- Given exercise
Copy out the whole listing exactly as written, leaving the pictures behind.

** Begin Supplied material **

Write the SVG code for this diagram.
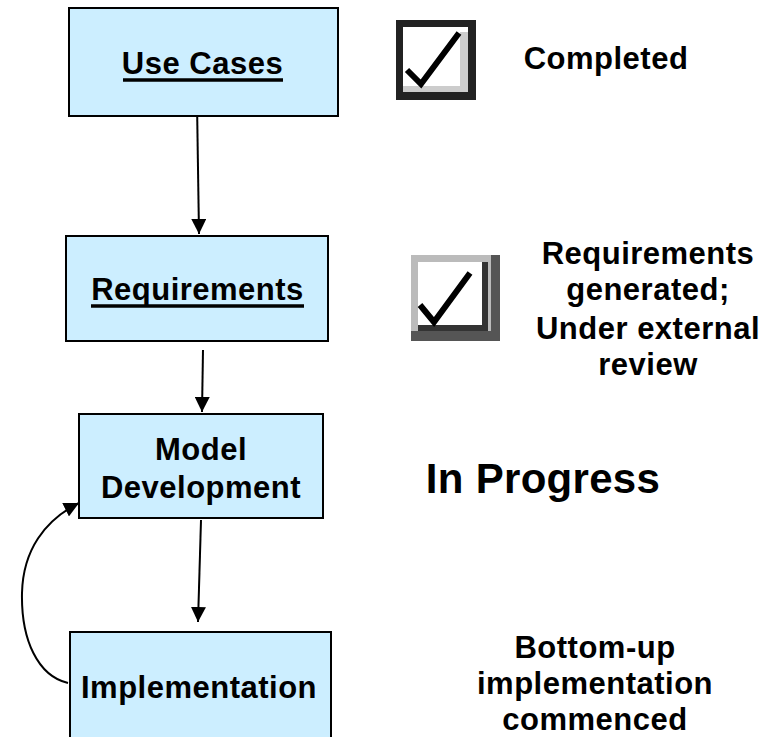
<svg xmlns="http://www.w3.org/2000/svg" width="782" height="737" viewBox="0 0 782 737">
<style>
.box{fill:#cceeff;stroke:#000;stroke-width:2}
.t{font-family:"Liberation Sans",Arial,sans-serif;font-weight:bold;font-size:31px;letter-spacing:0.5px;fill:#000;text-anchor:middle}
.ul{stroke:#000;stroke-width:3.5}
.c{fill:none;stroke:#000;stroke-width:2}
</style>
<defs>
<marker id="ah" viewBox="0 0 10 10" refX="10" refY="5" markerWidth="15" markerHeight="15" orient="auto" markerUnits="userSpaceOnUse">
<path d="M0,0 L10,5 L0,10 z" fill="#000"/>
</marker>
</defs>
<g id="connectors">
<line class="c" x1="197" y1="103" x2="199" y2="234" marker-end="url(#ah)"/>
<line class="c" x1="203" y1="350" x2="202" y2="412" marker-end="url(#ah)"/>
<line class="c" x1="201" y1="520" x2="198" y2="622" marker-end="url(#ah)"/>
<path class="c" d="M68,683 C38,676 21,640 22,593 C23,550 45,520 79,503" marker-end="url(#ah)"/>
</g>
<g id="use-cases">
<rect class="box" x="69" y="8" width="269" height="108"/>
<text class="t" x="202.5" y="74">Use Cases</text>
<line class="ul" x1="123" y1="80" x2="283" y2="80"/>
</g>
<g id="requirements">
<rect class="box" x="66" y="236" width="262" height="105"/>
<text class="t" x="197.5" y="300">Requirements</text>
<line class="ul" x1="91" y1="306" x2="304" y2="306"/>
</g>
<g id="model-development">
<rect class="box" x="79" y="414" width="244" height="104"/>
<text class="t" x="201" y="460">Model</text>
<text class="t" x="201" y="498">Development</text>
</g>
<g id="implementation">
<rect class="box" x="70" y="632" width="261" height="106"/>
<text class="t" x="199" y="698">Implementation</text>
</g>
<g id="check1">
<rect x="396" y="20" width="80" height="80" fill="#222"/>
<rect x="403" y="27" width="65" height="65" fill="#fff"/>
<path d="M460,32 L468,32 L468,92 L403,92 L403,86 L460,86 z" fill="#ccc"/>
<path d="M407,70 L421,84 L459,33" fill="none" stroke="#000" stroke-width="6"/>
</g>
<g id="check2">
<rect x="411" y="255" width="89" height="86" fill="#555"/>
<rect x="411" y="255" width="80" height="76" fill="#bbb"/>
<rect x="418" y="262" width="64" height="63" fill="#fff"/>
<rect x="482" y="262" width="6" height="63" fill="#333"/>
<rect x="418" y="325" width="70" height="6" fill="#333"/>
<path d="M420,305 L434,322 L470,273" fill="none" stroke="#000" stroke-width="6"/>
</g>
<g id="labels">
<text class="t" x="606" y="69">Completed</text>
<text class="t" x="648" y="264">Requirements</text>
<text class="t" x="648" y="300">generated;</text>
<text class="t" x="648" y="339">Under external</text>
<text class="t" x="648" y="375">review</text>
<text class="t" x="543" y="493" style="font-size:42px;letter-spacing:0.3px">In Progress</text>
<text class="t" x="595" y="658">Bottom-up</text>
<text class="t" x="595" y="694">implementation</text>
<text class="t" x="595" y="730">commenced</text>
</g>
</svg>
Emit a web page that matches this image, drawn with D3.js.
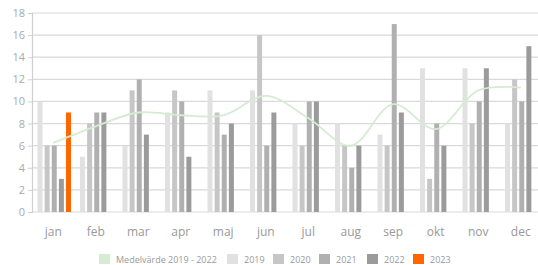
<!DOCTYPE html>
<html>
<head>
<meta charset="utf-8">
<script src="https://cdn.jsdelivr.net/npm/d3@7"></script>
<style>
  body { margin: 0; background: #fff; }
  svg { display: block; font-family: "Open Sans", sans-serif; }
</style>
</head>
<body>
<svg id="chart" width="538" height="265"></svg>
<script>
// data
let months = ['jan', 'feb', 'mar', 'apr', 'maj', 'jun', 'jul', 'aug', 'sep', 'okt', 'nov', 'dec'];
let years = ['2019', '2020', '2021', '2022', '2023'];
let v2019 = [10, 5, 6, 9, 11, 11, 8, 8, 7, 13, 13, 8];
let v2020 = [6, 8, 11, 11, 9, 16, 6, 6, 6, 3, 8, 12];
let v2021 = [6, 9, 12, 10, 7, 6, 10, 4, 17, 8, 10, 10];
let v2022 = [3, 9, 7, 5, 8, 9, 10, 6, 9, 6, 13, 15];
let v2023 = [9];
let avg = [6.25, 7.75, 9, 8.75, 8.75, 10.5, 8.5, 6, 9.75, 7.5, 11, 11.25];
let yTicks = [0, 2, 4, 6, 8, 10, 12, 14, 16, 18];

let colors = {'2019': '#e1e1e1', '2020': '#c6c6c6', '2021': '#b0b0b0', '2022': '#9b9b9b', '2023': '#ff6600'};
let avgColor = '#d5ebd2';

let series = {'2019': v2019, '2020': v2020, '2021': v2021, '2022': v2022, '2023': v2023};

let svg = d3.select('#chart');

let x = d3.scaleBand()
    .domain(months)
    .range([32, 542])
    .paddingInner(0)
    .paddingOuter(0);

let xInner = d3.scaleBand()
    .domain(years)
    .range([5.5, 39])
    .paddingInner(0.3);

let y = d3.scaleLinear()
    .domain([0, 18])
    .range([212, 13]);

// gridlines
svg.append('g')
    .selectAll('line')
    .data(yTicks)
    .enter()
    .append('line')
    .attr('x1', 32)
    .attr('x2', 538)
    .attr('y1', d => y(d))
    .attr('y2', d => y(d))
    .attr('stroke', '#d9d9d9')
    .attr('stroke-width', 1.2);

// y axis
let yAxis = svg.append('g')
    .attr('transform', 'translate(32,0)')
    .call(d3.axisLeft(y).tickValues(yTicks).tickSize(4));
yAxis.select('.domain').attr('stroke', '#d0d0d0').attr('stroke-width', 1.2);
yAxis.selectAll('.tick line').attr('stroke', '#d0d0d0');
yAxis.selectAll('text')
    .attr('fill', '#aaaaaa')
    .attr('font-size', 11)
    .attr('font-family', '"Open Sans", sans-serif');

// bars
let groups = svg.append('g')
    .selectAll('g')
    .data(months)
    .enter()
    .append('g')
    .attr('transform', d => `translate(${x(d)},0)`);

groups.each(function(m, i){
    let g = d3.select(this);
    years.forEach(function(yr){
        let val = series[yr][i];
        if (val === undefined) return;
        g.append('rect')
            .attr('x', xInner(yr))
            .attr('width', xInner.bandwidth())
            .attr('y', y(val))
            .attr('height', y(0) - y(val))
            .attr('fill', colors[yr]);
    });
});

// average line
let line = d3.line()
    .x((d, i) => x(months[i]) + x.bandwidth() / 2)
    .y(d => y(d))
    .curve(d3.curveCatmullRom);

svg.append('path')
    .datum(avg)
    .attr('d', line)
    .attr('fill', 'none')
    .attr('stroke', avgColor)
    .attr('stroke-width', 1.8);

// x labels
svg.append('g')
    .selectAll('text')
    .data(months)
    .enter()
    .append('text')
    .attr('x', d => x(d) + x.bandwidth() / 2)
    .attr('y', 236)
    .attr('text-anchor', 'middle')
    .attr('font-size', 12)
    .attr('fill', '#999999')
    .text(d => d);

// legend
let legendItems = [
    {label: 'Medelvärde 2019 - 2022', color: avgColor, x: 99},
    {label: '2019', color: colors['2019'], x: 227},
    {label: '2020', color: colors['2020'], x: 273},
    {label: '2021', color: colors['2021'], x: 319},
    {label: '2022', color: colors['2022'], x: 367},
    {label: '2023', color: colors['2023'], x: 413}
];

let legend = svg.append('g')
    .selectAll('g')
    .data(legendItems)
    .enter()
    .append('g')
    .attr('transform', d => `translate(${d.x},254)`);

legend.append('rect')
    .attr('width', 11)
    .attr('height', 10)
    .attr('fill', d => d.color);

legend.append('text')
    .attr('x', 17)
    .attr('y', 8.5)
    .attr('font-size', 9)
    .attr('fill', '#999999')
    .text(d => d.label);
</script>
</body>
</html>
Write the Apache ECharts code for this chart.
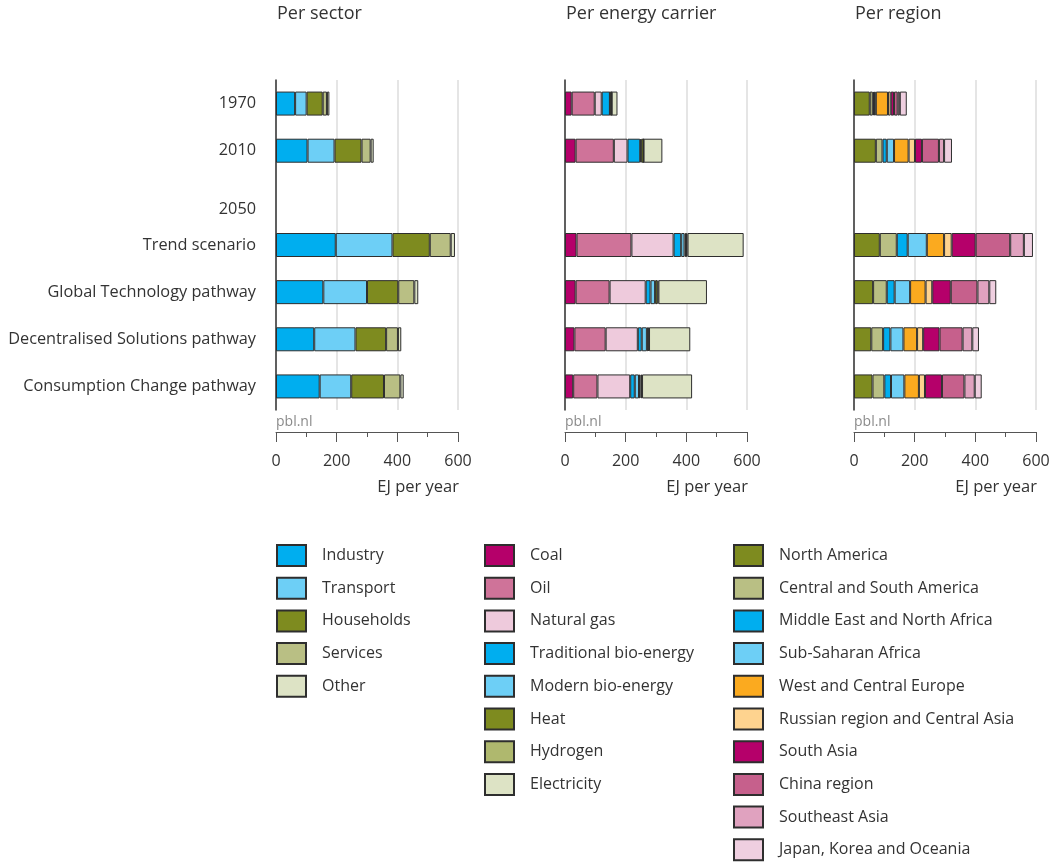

** End Supplied material **

- Reply
Write the SVG code for this diagram.
<svg xmlns="http://www.w3.org/2000/svg" width="782" height="737" viewBox="0 0 782 737">
<style>
.box{fill:#cceeff;stroke:#000;stroke-width:2}
.t{font-family:"Liberation Sans",Arial,sans-serif;font-weight:bold;font-size:31px;letter-spacing:0.5px;fill:#000;text-anchor:middle}
.ul{stroke:#000;stroke-width:3.5}
.c{fill:none;stroke:#000;stroke-width:2}
</style>
<defs>
<marker id="ah" viewBox="0 0 10 10" refX="10" refY="5" markerWidth="15" markerHeight="15" orient="auto" markerUnits="userSpaceOnUse">
<path d="M0,0 L10,5 L0,10 z" fill="#000"/>
</marker>
</defs>
<g id="connectors">
<line class="c" x1="197" y1="103" x2="199" y2="234" marker-end="url(#ah)"/>
<line class="c" x1="203" y1="350" x2="202" y2="412" marker-end="url(#ah)"/>
<line class="c" x1="201" y1="520" x2="198" y2="622" marker-end="url(#ah)"/>
<path class="c" d="M68,683 C38,676 21,640 22,593 C23,550 45,520 79,503" marker-end="url(#ah)"/>
</g>
<g id="use-cases">
<rect class="box" x="69" y="8" width="269" height="108"/>
<text class="t" x="202.5" y="74">Use Cases</text>
<line class="ul" x1="123" y1="80" x2="283" y2="80"/>
</g>
<g id="requirements">
<rect class="box" x="66" y="236" width="262" height="105"/>
<text class="t" x="197.5" y="300">Requirements</text>
<line class="ul" x1="91" y1="306" x2="304" y2="306"/>
</g>
<g id="model-development">
<rect class="box" x="79" y="414" width="244" height="104"/>
<text class="t" x="201" y="460">Model</text>
<text class="t" x="201" y="498">Development</text>
</g>
<g id="implementation">
<rect class="box" x="70" y="632" width="261" height="106"/>
<text class="t" x="199" y="698">Implementation</text>
</g>
<g id="check1">
<rect x="396" y="20" width="80" height="80" fill="#222"/>
<rect x="403" y="27" width="65" height="65" fill="#fff"/>
<path d="M460,32 L468,32 L468,92 L403,92 L403,86 L460,86 z" fill="#ccc"/>
<path d="M407,70 L421,84 L459,33" fill="none" stroke="#000" stroke-width="6"/>
</g>
<g id="check2">
<rect x="411" y="255" width="89" height="86" fill="#555"/>
<rect x="411" y="255" width="80" height="76" fill="#bbb"/>
<rect x="418" y="262" width="64" height="63" fill="#fff"/>
<rect x="482" y="262" width="6" height="63" fill="#333"/>
<rect x="418" y="325" width="70" height="6" fill="#333"/>
<path d="M420,305 L434,322 L470,273" fill="none" stroke="#000" stroke-width="6"/>
</g>
<g id="labels">
<text class="t" x="606" y="69">Completed</text>
<text class="t" x="648" y="264">Requirements</text>
<text class="t" x="648" y="300">generated;</text>
<text class="t" x="648" y="339">Under external</text>
<text class="t" x="648" y="375">review</text>
<text class="t" x="543" y="493" style="font-size:42px;letter-spacing:0.3px">In Progress</text>
<text class="t" x="595" y="658">Bottom-up</text>
<text class="t" x="595" y="694">implementation</text>
<text class="t" x="595" y="730">commenced</text>
</g>
</svg>
Emit a web page that matches this image, drawn with D3.js.
<!DOCTYPE html>
<html>
<head>
<meta charset="utf-8">
<script src="https://cdn.jsdelivr.net/npm/d3@7"></script>
<style>
  body { margin: 0; background: #fff; }
  svg { display: block; font-family: "Open Sans", sans-serif; }
</style>
</head>
<body>
<svg id="chart" width="538" height="265"></svg>
<script>
// data
let months = ['jan', 'feb', 'mar', 'apr', 'maj', 'jun', 'jul', 'aug', 'sep', 'okt', 'nov', 'dec'];
let years = ['2019', '2020', '2021', '2022', '2023'];
let v2019 = [10, 5, 6, 9, 11, 11, 8, 8, 7, 13, 13, 8];
let v2020 = [6, 8, 11, 11, 9, 16, 6, 6, 6, 3, 8, 12];
let v2021 = [6, 9, 12, 10, 7, 6, 10, 4, 17, 8, 10, 10];
let v2022 = [3, 9, 7, 5, 8, 9, 10, 6, 9, 6, 13, 15];
let v2023 = [9];
let avg = [6.25, 7.75, 9, 8.75, 8.75, 10.5, 8.5, 6, 9.75, 7.5, 11, 11.25];
let yTicks = [0, 2, 4, 6, 8, 10, 12, 14, 16, 18];

let colors = {'2019': '#e1e1e1', '2020': '#c6c6c6', '2021': '#b0b0b0', '2022': '#9b9b9b', '2023': '#ff6600'};
let avgColor = '#d5ebd2';

let series = {'2019': v2019, '2020': v2020, '2021': v2021, '2022': v2022, '2023': v2023};

let svg = d3.select('#chart');

let x = d3.scaleBand()
    .domain(months)
    .range([32, 542])
    .paddingInner(0)
    .paddingOuter(0);

let xInner = d3.scaleBand()
    .domain(years)
    .range([5.5, 39])
    .paddingInner(0.3);

let y = d3.scaleLinear()
    .domain([0, 18])
    .range([212, 13]);

// gridlines
svg.append('g')
    .selectAll('line')
    .data(yTicks)
    .enter()
    .append('line')
    .attr('x1', 32)
    .attr('x2', 538)
    .attr('y1', d => y(d))
    .attr('y2', d => y(d))
    .attr('stroke', '#d9d9d9')
    .attr('stroke-width', 1.2);

// y axis
let yAxis = svg.append('g')
    .attr('transform', 'translate(32,0)')
    .call(d3.axisLeft(y).tickValues(yTicks).tickSize(4));
yAxis.select('.domain').attr('stroke', '#d0d0d0').attr('stroke-width', 1.2);
yAxis.selectAll('.tick line').attr('stroke', '#d0d0d0');
yAxis.selectAll('text')
    .attr('fill', '#aaaaaa')
    .attr('font-size', 11)
    .attr('font-family', '"Open Sans", sans-serif');

// bars
let groups = svg.append('g')
    .selectAll('g')
    .data(months)
    .enter()
    .append('g')
    .attr('transform', d => `translate(${x(d)},0)`);

groups.each(function(m, i){
    let g = d3.select(this);
    years.forEach(function(yr){
        let val = series[yr][i];
        if (val === undefined) return;
        g.append('rect')
            .attr('x', xInner(yr))
            .attr('width', xInner.bandwidth())
            .attr('y', y(val))
            .attr('height', y(0) - y(val))
            .attr('fill', colors[yr]);
    });
});

// average line
let line = d3.line()
    .x((d, i) => x(months[i]) + x.bandwidth() / 2)
    .y(d => y(d))
    .curve(d3.curveCatmullRom);

svg.append('path')
    .datum(avg)
    .attr('d', line)
    .attr('fill', 'none')
    .attr('stroke', avgColor)
    .attr('stroke-width', 1.8);

// x labels
svg.append('g')
    .selectAll('text')
    .data(months)
    .enter()
    .append('text')
    .attr('x', d => x(d) + x.bandwidth() / 2)
    .attr('y', 236)
    .attr('text-anchor', 'middle')
    .attr('font-size', 12)
    .attr('fill', '#999999')
    .text(d => d);

// legend
let legendItems = [
    {label: 'Medelvärde 2019 - 2022', color: avgColor, x: 99},
    {label: '2019', color: colors['2019'], x: 227},
    {label: '2020', color: colors['2020'], x: 273},
    {label: '2021', color: colors['2021'], x: 319},
    {label: '2022', color: colors['2022'], x: 367},
    {label: '2023', color: colors['2023'], x: 413}
];

let legend = svg.append('g')
    .selectAll('g')
    .data(legendItems)
    .enter()
    .append('g')
    .attr('transform', d => `translate(${d.x},254)`);

legend.append('rect')
    .attr('width', 11)
    .attr('height', 10)
    .attr('fill', d => d.color);

legend.append('text')
    .attr('x', 17)
    .attr('y', 8.5)
    .attr('font-size', 9)
    .attr('fill', '#999999')
    .text(d => d.label);
</script>
</body>
</html>
Write the Apache ECharts code for this chart.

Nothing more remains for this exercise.